Of course, every professor is different: You’ll want to play it by ear, but I’d definitely just steer clear of controversial banter the same you would in the workplace.
9. DON’T BE AFRAID TO TAKE A LOOK AT THEIR CREATIVE PROJECTS
A lot of college professors also write essays, poetry, and — perhaps most commonly — books.
They’ll almost always be thrilled if you go to the trouble of reading their work, and you’ll likely grasp the subject matter in even more depth.
Of course, you may or may not want to dish out your hard-earned cash on your professor’s book, but doing so can build rapport between the two of you.

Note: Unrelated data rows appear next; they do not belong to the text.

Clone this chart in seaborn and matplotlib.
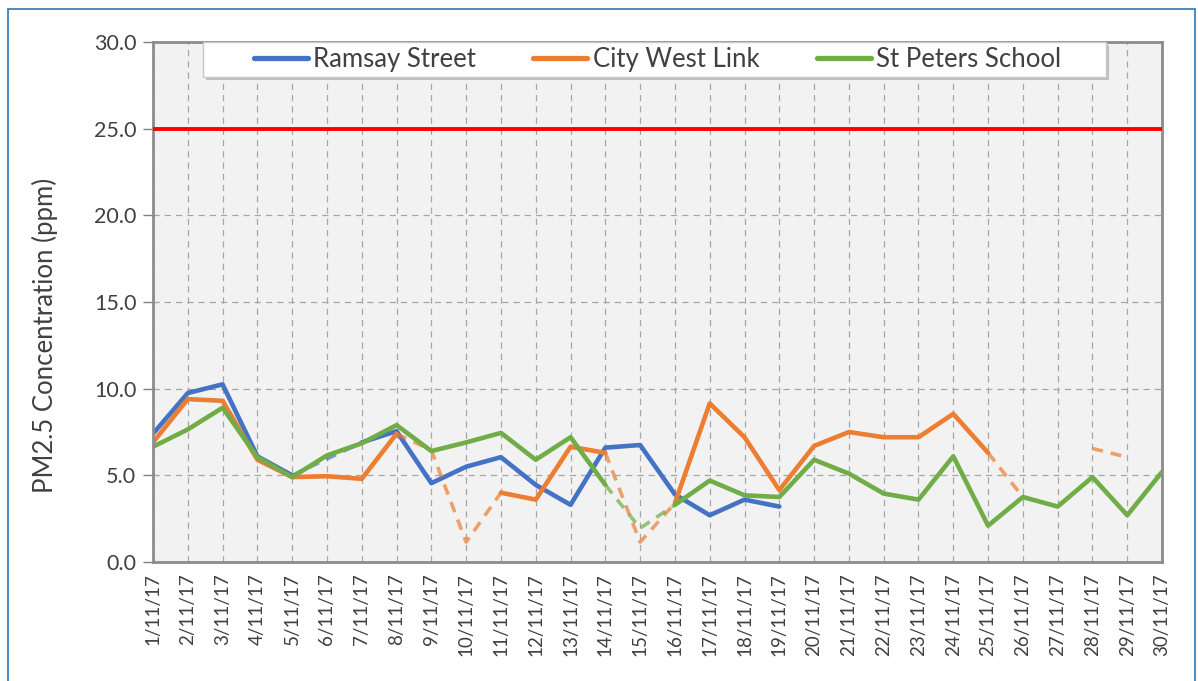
import numpy as np
import pandas as pd
import matplotlib.pyplot as plt
import seaborn as sns
from matplotlib.patches import Rectangle

# Daily PM2.5 averages, November 2017 (NaN = no data)
days = [f"{d}/11/17" for d in range(1, 31)]

ramsay = [7.4, 9.75, 10.25, 6.1, 5.0, 5.95, 6.9, 7.55, 4.55, 5.5,
          6.05, 4.45, 3.3, 6.6, 6.75, 3.9, 2.7, 3.6, 3.2, np.nan,
          np.nan, np.nan, np.nan, np.nan, np.nan, np.nan, np.nan, np.nan, np.nan, np.nan]
city_west = [6.9, 9.4, 9.3, 5.9, 4.9, 4.95, 4.8, 7.4, 6.45, 1.15,
             4.0, 3.6, 6.65, 6.3, 1.15, 3.4, 9.15, 7.2, 4.15, 6.7,
             7.5, 7.2, 7.2, 8.55, 6.3, 3.75, np.nan, 6.55, 6.05, np.nan]
st_peters = [6.65, 7.65, 8.9, 6.05, 4.9, 6.15, 6.85, 7.9, 6.4, 6.9,
             7.45, 5.9, 7.2, 4.45, 1.95, 3.3, 4.7, 3.85, 3.75, 5.9,
             5.1, 3.95, 3.6, 6.1, 2.1, 3.75, 3.2, 4.9, 2.7, 5.2]

# days (index) whose values are flagged -> drawn dashed
ramsay_flag = [5]
city_west_flag = [8, 9, 14, 25, 27, 28]
st_peters_flag = [14]

series = [
    ("Ramsay Street", ramsay, ramsay_flag, "#4472C4"),
    ("City West Link", city_west, city_west_flag, "#ED7D31"),
    ("St Peters School", st_peters, st_peters_flag, "#70AD47"),
]
guideline = 25.0
yticks = [0, 5, 10, 15, 20, 25, 30]


def segments(values):
    """Split a series into contiguous non-NaN runs for plotting"""
    vals = np.asarray(values, dtype=float)
    seg = np.cumsum(np.isnan(vals))
    df = pd.DataFrame({"day": np.arange(len(vals)), "val": vals, "seg": seg})
    return df.dropna()


def split_flagged(values, flags):
    vals = np.asarray(values, dtype=float)
    solid = vals.copy()
    solid[flags] = np.nan
    keep = np.zeros(len(vals), dtype=bool)
    for i in flags:
        keep[max(i - 1, 0):i + 2] = True
    dashed = np.where(keep, vals, np.nan)
    return solid, dashed


sns.set_style("whitegrid")
plt.rcParams["font.family"] = ["Lato", "DejaVu Sans"]

fig = plt.figure(figsize=(11.98, 6.81), dpi=100)
ax = fig.add_axes([0.1277, 0.1747, 0.8423, 0.7636])
ax.set_facecolor("#F2F2F2")

for name, vals, flags, color in series:
    solid, dashed = split_flagged(vals, flags)
    sns.lineplot(data=segments(dashed), x="day", y="val", units="seg", estimator=None,
                 color=color, lw=2.6, ls=(0, (3, 2.2)), alpha=0.7, ax=ax, legend=False)
    sns.lineplot(data=segments(solid), x="day", y="val", units="seg", estimator=None,
                 color=color, lw=3.3, ax=ax, legend=False)
    ax.plot([], [], color=color, lw=3.8, label=name, solid_capstyle="round")

ax.axhline(guideline, color="#FF0000", lw=2.8, zorder=3)

ax.set_xlim(0, len(days) - 1)
ax.set_ylim(0, 30)
ax.set_xticks(range(len(days)))
ax.set_xticklabels(days, rotation=90, fontsize=13.5, color="#404040")
ax.set_yticks(yticks)
ax.set_yticklabels([f"{v:.1f}" for v in yticks], fontsize=15.5, color="#404040")
ax.set_xlabel("")
ax.set_ylabel("PM2.5 Concentration (ppm)", fontsize=18.5, color="#404040")
ax.yaxis.set_label_coords(-0.094, 0.4365)
ax.tick_params(axis="y", length=7, width=1, color="#808080", pad=5, left=True)
ax.tick_params(axis="x", length=0, pad=8)

ax.grid(True, color="#A6A6A6", ls=(0, (5, 4)), lw=0.9)
for s in ax.spines.values():
    s.set_color("#8C8C8C")
    s.set_linewidth(2)

# legend box (wider than its entries, with a soft shadow)
ax.add_patch(Rectangle((0.0526, 0.927), 0.895, 0.0673, transform=ax.transAxes,
                       facecolor="#BFBFBF", edgecolor="none", clip_on=False, zorder=5))
ax.add_patch(Rectangle((0.0496, 0.932), 0.895, 0.0673, transform=ax.transAxes,
                       facecolor="white", edgecolor="#C8C8C8", lw=1, clip_on=False, zorder=5))
leg = ax.legend(loc="center", bbox_to_anchor=(0.5, 0.966), ncol=3, fontsize=18.5,
                frameon=False, handlelength=2.1, columnspacing=2.25,
                borderpad=0.1, handletextpad=0.2)
leg.set_zorder(6)
for t in leg.get_texts():
    t.set_color("#404040")

fig.patches.append(Rectangle((8 / 1198, -0.01), 1187 / 1198, 1 - 9 / 681 + 0.01,
                             transform=fig.transFigure, fill=False,
                             edgecolor="#2E75B6", lw=1.2))

fig.savefig("out.png", dpi=100)
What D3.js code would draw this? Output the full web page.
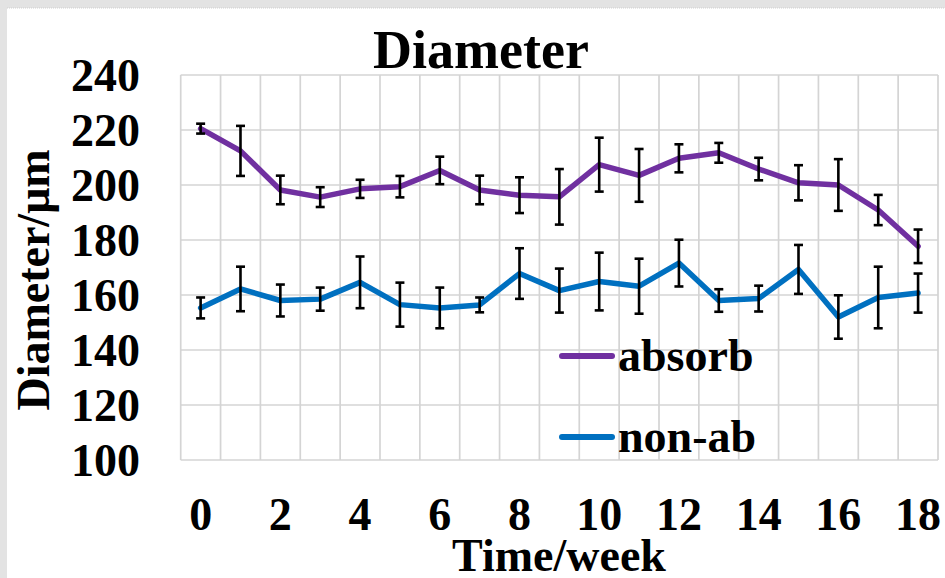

On the other hand, some professors may be happy to loan you their book if you’re interested.
All you have to do is ask.
Who knows? Their work could inspire a brilliant essay on your part and help you see the topic you’re studying in an entirely new light.
10. DRESS NICELY
I used to dress like a slob.
I still find it extremely high-maintenance to get out of my sweatpants and look presentable for the day, but I force myself to — at least most of the time! — at this point for two reasons: I feel better and other people treat me with more respect.
If you feel good and look presentable, it will honestly be easier to connect with others, including your professors: You’ll look like you’re doing well!
This is an unfortunate truth, but we live in a superficial world and that’s just the way it is.
If you are in school, I hope these tips are helpful: More often than not, it’s our small and consistent acts instead of our grand gestures that make a world of difference.